Kur artışına yönelik gereksiz setler oluşturmak ve bunu mantıksızca savunmak bana hep Cervantes'in ünlü eseri Don Kişot’taki ana karakter La Mancha'lı Şövalye Don Quijote’un yel değirmenlerine saldırısını hatırlatır. Kuru tutmak adına milyarlarca dolar harcadık. Üstelik bunu olmayan paradan yaptık. Neticede haziran ayında başladığımız noktaya geri dönmüş olduk. Üstelik artık çok daha yüksek bir faize de katlanmak durumundayız.
Fakat bütün bunlara karşılık Merkez Bankasının eleştirilecek yönleri olsa da para politikası adına doğruyu yaptığını düşünüyorum. Kur politikalarının ne olduğunu fazlaca bilemesek de.
Merkez Bankasının yapabilecekleri var yapamayacakları var.
Mesela bütünlük yaklaşımla bir enflasyonla mücadele programını Merkez Bankası oluşturamaz. Hükümet tasarruf yapmaya yanaşmadıkça, kamu hesapsızca harcamaya devam ettikçe Merkez Bankası ne yaparsa yapsın enflasyonla tam anlamıyla mücadele edilemez.
Mesela doğrudan yabancı yatırımcı çekebilmek için Türkiye’nin bir çıpası olması lazım. Bu eskiden Avrupa Birliği çıpasıydı. Şimdi ne Avrupa ve onun temsil ettiği değerler bizim umurumuzda ne de onların Türkiye umurunda. Onların tarafından Türkiye, göçmenlerin kendi ülkelerine gelmemesi ve rahat yaşamaları için bir tampon ülke.
Enflasyon açısından Türkiye’nin kronik hale gelen sorunları var. Bunlardan birisi tarımsal üretim.

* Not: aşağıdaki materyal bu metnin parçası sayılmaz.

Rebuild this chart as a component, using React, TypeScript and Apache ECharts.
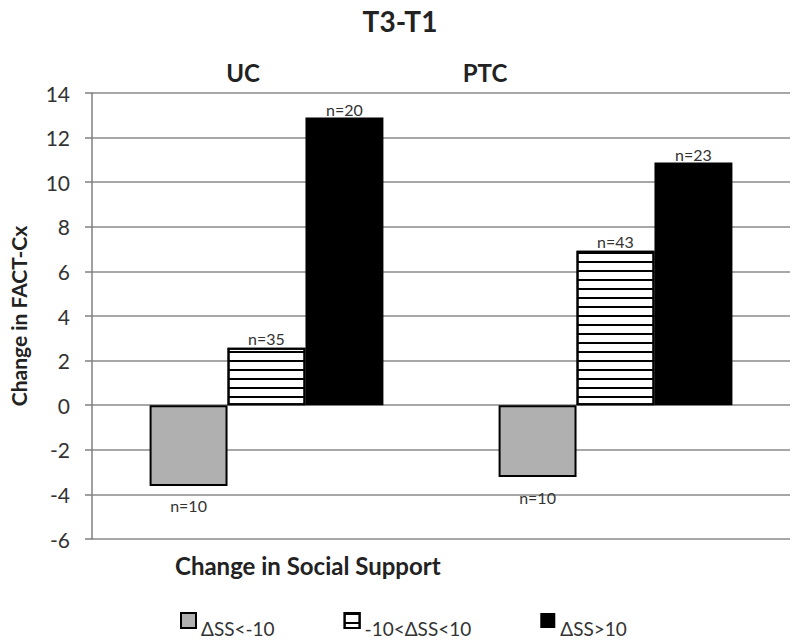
import React, { useEffect, useRef } from "react";
import * as echarts from "echarts";

const categories = ["UC", "PTC"];
const seriesNames = ["ΔSS<-10", "-10<ΔSS<10", "ΔSS>10"];
const lowValues = [-3.62, -3.22];
const midValues = [2.58, 6.93];
const highValues = [12.9, 10.88];
const lowN = ["n=10", "n=10"];
const midN = ["n=35", "n=43"];
const highN = ["n=20", "n=23"];
const yTicks = { min: -6, max: 14, interval: 2 };

const FONT = "Lato, 'Open Sans', sans-serif";

export default function App() {
  const ref = useRef<HTMLDivElement>(null);
  useEffect(() => {
    document.body.style.margin = "0";
    if (!ref.current) return;
    const chart = echarts.init(ref.current, null, { renderer: "svg" });
    const labelStyle = { fontFamily: FONT, fontSize: 16, color: "#333" };
    const mk = (vals: number[], ns: string[]) =>
      vals.map((v, i) => ({ value: v, nLabel: ns[i] }));
    chart.setOption({
      animation: false,
      backgroundColor: "#fff",
      title: {
        text: "T3-T1",
        left: "center",
        top: 2,
        textStyle: { fontFamily: FONT, fontSize: 28, fontWeight: "bold", color: "#222" },
      },
      graphic: [
        {
          type: "text",
          x: 243,
          y: 72,
          style: { text: categories[0], fontFamily: FONT, fontSize: 24, fontWeight: "bold", fill: "#222", align: "center", verticalAlign: "middle" },
        },
        {
          type: "text",
          x: 485,
          y: 72,
          style: { text: categories[1], fontFamily: FONT, fontSize: 24, fontWeight: "bold", fill: "#222", align: "center", verticalAlign: "middle" },
        },
        {
          type: "text",
          x: 175,
          y: 565,
          style: { text: "Change in Social Support", fontFamily: FONT, fontSize: 24, fontWeight: "bold", fill: "#222", align: "left", verticalAlign: "middle" },
        },
      ],
      legend: {
        left: 175,
        top: 607,
        itemWidth: 15,
        itemHeight: 15,
        itemGap: 69,
        icon: "rect",
        data: seriesNames,
        formatter: "{a|{name}}",
        textStyle: {
          fontFamily: FONT,
          fontSize: 19,
          color: "#333",
          rich: { a: { fontFamily: FONT, fontSize: 19, color: "#333", padding: [16, 0, 0, 0] } },
        },
      },
      grid: { left: 83, right: 10, top: 93, bottom: 103, containLabel: false },
      xAxis: {
        type: "category",
        data: categories,
        axisLine: { show: false, onZero: false },
        axisTick: { show: false },
        axisLabel: { show: false },
      },
      yAxis: {
        type: "value",
        min: yTicks.min,
        max: yTicks.max,
        interval: yTicks.interval,
        name: "Change in FACT-Cx",
        nameLocation: "middle",
        nameRotate: 90,
        nameGap: 63,
        nameTextStyle: { fontFamily: FONT, fontSize: 21, fontWeight: "bold", color: "#222" },
        axisLine: { show: true, lineStyle: { color: "#808080", width: 1.5 } },
        axisTick: { show: true, length: 7, lineStyle: { color: "#808080", width: 1.5 } },
        axisLabel: { fontFamily: FONT, fontSize: 21, color: "#333", margin: 22 },
        splitLine: { show: true, lineStyle: { color: "#8a8a8a", width: 1.5 } },
      },
      series: [
        {
          name: seriesNames[0],
          type: "bar",
          barGap: "0%",
          barCategoryGap: "33%",
          data: mk(lowValues, lowN),
          itemStyle: { color: "#b0b0b0", borderColor: "#000", borderWidth: 2 },
          label: {
            show: true,
            position: "bottom",
            distance: 12,
            formatter: (p: any) => p.data.nLabel,
            ...labelStyle,
          },
        },
        {
          name: seriesNames[1],
          type: "bar",
          barGap: "0%",
          barCategoryGap: "33%",
          data: mk(midValues, midN),
          itemStyle: {
            color: "#fff",
            borderColor: "#000",
            borderWidth: 2,
            decal: {
              symbol: "rect",
              symbolSize: 1,
              color: "#000",
              dashArrayX: [[6, 0]],
              dashArrayY: [2, 7],
              rotation: 0,
            },
          },
          label: {
            show: true,
            position: "top",
            distance: 1,
            formatter: (p: any) => p.data.nLabel,
            ...labelStyle,
          },
        },
        {
          name: seriesNames[2],
          type: "bar",
          barGap: "0%",
          barCategoryGap: "33%",
          data: mk(highValues, highN),
          itemStyle: { color: "#000" },
          label: {
            show: true,
            position: "top",
            distance: 0,
            formatter: (p: any) => p.data.nLabel,
            ...labelStyle,
          },
        },
      ],
    });
    return () => chart.dispose();
  }, []);
  return <div ref={ref} style={{ width: 800, height: 642 }} />;
}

Türkiye İstatistik Kurumu (TÜİK), 2023 yılı Bitkisel Ürün Denge Tablolarını 29.Mart.2024 tarihinde açıkladı.
Tabloya bakmadan önce kısa bir açıklama yapmak lazım sanırım. Buna göre,
Yeterlilik Derecesi; bir bölgenin kullanılabilir üretiminin (yerli üretim) o bölgenin talebini ya da 'yurt içi kullanımı'nı (insan, hayvan ve endüstrinin bütün ihtiyaçlarını) ne ölçüde karşılayacak durumda olduğunu gösteriyor. Ürün denge tabloları göz önüne alındığında yeterlilik derecesi, kullanılabilir üretimin yurt içi kullanımı karşılama derecesini yüzdesel ifade ile gösteriyor.
Değerin, 100'den küçük olması, üretimin yurt içi talebi tam olarak karşılayamadığı durumu temsil ederken, 100'den büyük olan bir değer, normal iç ihtiyaçları geçen, ihraç edilebilir ve/veya stoklanabilir miktarların varlığını göstermekte.
Şimdi artık açıklanan değerlere bakabiliriz.
Tahıl ürünleri toplamı için 2022-2023 piyasa döneminde yurt içi üretimin yurt içi talebi karşılama derecesi (yeterlilik derecesi) yüzde 92,3 olarak gerçekleşmiş. Toplam tahıl üretiminde en büyük paya sahip olan buğdayın yeterlilik derecesi yüzde 95,9 (durum buğdayında yüzde 181,0, diğer buğdayda yüzde 86,4), yem sanayinin en önemli girdilerini oluşturan arpanın yeterlilik derecesi yüzde 90,0, mısırın yeterlilik derecesi yüzde 85,8, soyanın yeterlilik derecesi ise yüzde 5,2 olarak gerçekleşmiş.
İhracatı da dikkate aldığımızda oranlar daha da düşecektir.
Nüfusumuz yaklaşık 85 milyon. Kaçak, kayıtsız göçmen vs. 10 milyon olsa etti mi 95 milyon. Bir de buna yazın ağırladığımız misafirleri ekleyince yaklaşık 130-140 milyonluk koca bir ülke oluyoruz.
Arz tarafı yetersiz, talebi karşılamaktan uzak. Buradan düşük enflasyon çıkmaz. E buna çözüm bulmak da Merkez Bankasının işi değil.
Lafı çok uzattım farkındayım ancak sadece Merkez Bankası politikaları üzerinden enflasyonun kalıcı olarak düşeceğini düşünmek bence fazlası ile iyimser bir bakış açısı.
Evet düşüş olacak fakat bu düşüş matematiksel bir düşüş olacak. Bu yolun taşlarını da geçtiğimiz yıl Temmuz ve Ağustos’ta TÜİK döşemişti zaten.